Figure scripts

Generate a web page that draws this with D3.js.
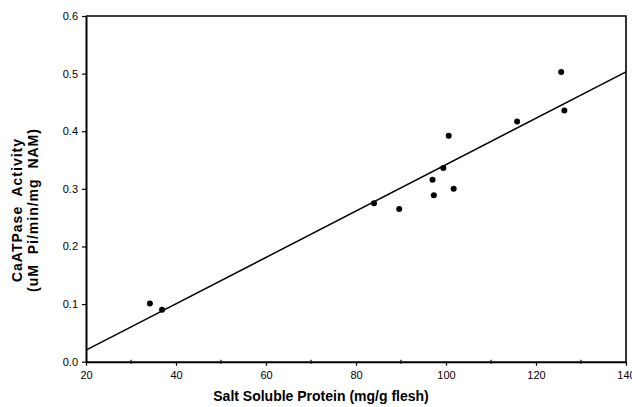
<!DOCTYPE html>
<html>
<head>
<meta charset="utf-8">
<script src="https://cdn.jsdelivr.net/npm/d3@7/dist/d3.min.js"></script>
<style>
  html, body { margin: 0; padding: 0; background: #fff; }
  svg { display: block; }
  text { font-family: "Liberation Sans", Arial, Helvetica, sans-serif; fill: #000; }
</style>
</head>
<body>
<svg id="chart" width="632" height="407"></svg>
<script>
// Salt soluble protein (mg/g flesh) vs CaATPase activity
const protein  = [34.2, 36.9, 84.0, 89.6, 97.0, 97.3, 99.4, 100.6, 101.7, 115.8, 125.6, 126.3];
const activity = [0.101, 0.090, 0.275, 0.265, 0.316, 0.289, 0.336, 0.392, 0.300, 0.417, 0.503, 0.436];

// Fitted regression line, given by its two ends
const fitX = [20, 140];
const fitY = [0.020, 0.503];

const xTicks = [20, 40, 60, 80, 100, 120, 140];
const xMinorTicks = [30, 50, 70, 90, 110, 130];
const yTicks = [0.0, 0.1, 0.2, 0.3, 0.4, 0.5, 0.6];

const xTitle = "Salt Soluble Protein (mg/g flesh)";
const yTitle = ["CaATPase  Activity", "(uM  Pi/min/mg  NAM)"];

const svg = d3.select("#chart");
const m = { left: 86, right: 626, top: 16, bottom: 361.7 };

const x = d3.scaleLinear().domain([20, 140]).range([m.left, m.right]);
const y = d3.scaleLinear().domain([0, 0.6]).range([m.bottom, m.top]);

// frame: top and right edges
svg.append("path")
  .attr("d", `M${m.left},${m.top}H${m.right}V${m.bottom}`)
  .attr("fill", "none").attr("stroke", "#000").attr("stroke-width", 1.6);

// x axis
const gx = svg.append("g").attr("transform", `translate(0,${m.bottom})`)
  .call(d3.axisBottom(x).tickValues(xTicks).tickFormat(d3.format("d")).tickSize(4).tickSizeOuter(0).tickPadding(6));
gx.select(".domain").attr("stroke-width", 2);
gx.selectAll(".tick line").attr("stroke-width", 1.2);
gx.selectAll(".tick text").style("font-size", "11px").style("font-family", "'Liberation Sans', Arial, sans-serif");

// x minor ticks
svg.append("g").selectAll("line").data(xMinorTicks).join("line")
  .attr("x1", d => x(d)).attr("x2", d => x(d))
  .attr("y1", m.bottom - 2).attr("y2", m.bottom + 2)
  .attr("stroke", "#000").attr("stroke-width", 1.2);

// y axis
const gy = svg.append("g").attr("transform", `translate(${m.left},0)`)
  .call(d3.axisLeft(y).tickValues(yTicks).tickFormat(d3.format(".1f")).tickSize(4).tickSizeOuter(0).tickPadding(4));
gy.select(".domain").attr("stroke-width", 2);
gy.selectAll(".tick line").attr("stroke-width", 1.2);
gy.selectAll(".tick text").style("font-size", "11px").style("font-family", "'Liberation Sans', Arial, sans-serif");

// regression line
svg.append("line")
  .attr("x1", x(fitX[0])).attr("y1", y(fitY[0]))
  .attr("x2", x(fitX[1])).attr("y2", y(fitY[1]))
  .attr("stroke", "#000").attr("stroke-width", 1.5);

// data points
svg.append("g").selectAll("circle").data(protein.map((p, i) => [p, activity[i]])).join("circle")
  .attr("cx", d => x(d[0])).attr("cy", d => y(d[1])).attr("r", 3)
  .attr("fill", "#000");

// axis titles
svg.append("text")
  .attr("x", 321).attr("y", 400.5)
  .attr("text-anchor", "middle")
  .style("font-size", "14px").style("font-weight", "bold")
  .text(xTitle);

const yt = svg.append("text")
  .attr("transform", "translate(0,210) rotate(-90)")
  .attr("text-anchor", "middle")
  .attr("xml:space", "preserve")
  .style("font-size", "14px").style("font-weight", "bold")
  .style("letter-spacing", "1px");
yTitle.forEach((t, i) => {
  yt.append("tspan").attr("x", 0).attr("y", 21.5 + i * 16).text(t);
});
</script>
</body>
</html>
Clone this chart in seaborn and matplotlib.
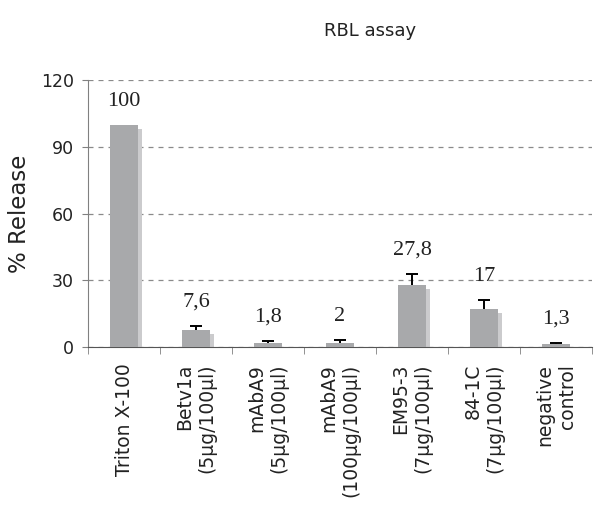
import numpy as np
import pandas as pd
import matplotlib
matplotlib.use("Agg")
import matplotlib.pyplot as plt
import matplotlib.transforms as mtransforms
import seaborn as sns

# data
categories = ["Triton X-100", "Betv1a\n(5µg/100µl)", "mAbA9\n(5µg/100µl)",
              "mAbA9\n(100µg/100µl)", "EM95-3\n(7µg/100µl)", "84-1C\n(7µg/100µl)",
              "negative\ncontrol"]
release = [100, 7.6, 1.8, 2, 27.8, 17, 1.3]
errors = [0, 1.9, 1.0, 1.2, 5.2, 4.0, 0.6]
value_labels = ["100", "7,6", "1,8", "2", "27,8", "17", "1,3"]
y_ticks = [0, 30, 60, 90, 120]

df = pd.DataFrame({"sample": categories, "release": release})

sns.set_style("white")
plt.rcParams["font.family"] = ["DejaVu Sans"]

fig = plt.figure(figsize=(6, 5.09), dpi=100)
ax = fig.add_axes([0.1467, 0.3183, 0.84, 0.5245])

# shadow bars, shifted a few pixels right/down
sns.barplot(data=df, x="sample", y="release", color="#cbcbcd", width=0.39,
            saturation=1, errorbar=None, linewidth=0, ax=ax, zorder=2)
shift = mtransforms.ScaledTranslation(4 / 100, -4 / 100, fig.dpi_scale_trans)
for p in ax.patches:
    p.set_transform(ax.transData + shift)

# main bars
sns.barplot(data=df, x="sample", y="release", color="#a8a9ab", width=0.39,
            saturation=1, errorbar=None, linewidth=0, ax=ax, zorder=3)

x = np.arange(len(categories))
err = np.array(errors)
has_err = err > 0
_, caps, _ = ax.errorbar(x[has_err], np.array(release)[has_err],
                         yerr=[np.zeros(has_err.sum()), err[has_err]], fmt="none",
                         ecolor="black", elinewidth=1.4, capsize=4, capthick=1.4,
                         zorder=4)
caps[0].remove()  # keep only the upper caps

for i, (v, e, lab) in enumerate(zip(release, errors, value_labels)):
    ax.annotate(lab, (i, v + e), xytext=(0, 10), textcoords="offset points",
                ha="center", va="bottom", fontsize=16,
                family="Liberation Serif", color="#222222")

ax.set_ylim(0, 120)
ax.set_xlim(-0.5, len(categories) - 0.5)
ax.set_yticks(y_ticks)
ax.tick_params(axis="y", labelsize=12.5, length=4, color="#808080",
               left=True, labelcolor="#222222", pad=6)
ax.set_xticks(x)
ax.set_xticklabels(categories, rotation=90, fontsize=13.5, ha="center",
                   va="top", multialignment="right", color="#222222")
ax.tick_params(axis="x", length=0, pad=12)
ax.set_xticks(np.arange(len(categories) + 1) - 0.5, minor=True)
ax.tick_params(axis="x", which="minor", length=5, color="#808080", bottom=True)

ax.yaxis.grid(True, linestyle=(0, (4, 4)), color="#8a8a8a", linewidth=0.9)
ax.set_axisbelow(True)
for s in ["top", "right"]:
    ax.spines[s].set_visible(False)
ax.spines["left"].set_color("#808080")
ax.spines["bottom"].set_color("#555555")

ax.set_xlabel("")
ax.set_ylabel("% Release", fontsize=16.5, color="#222222", labelpad=7)
fig.text(0.617, 0.94, "RBL assay", ha="center", va="center", fontsize=13,
         color="#222222")

fig.savefig("out.png", dpi=100)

→ **Task goal**
Show every line where the string "chart" appears.

→ **Output of the task**
<svg id="chart" width="632" height="407"></svg>
const svg = d3.select("#chart");
Clone this chart in seaborn and matplotlib.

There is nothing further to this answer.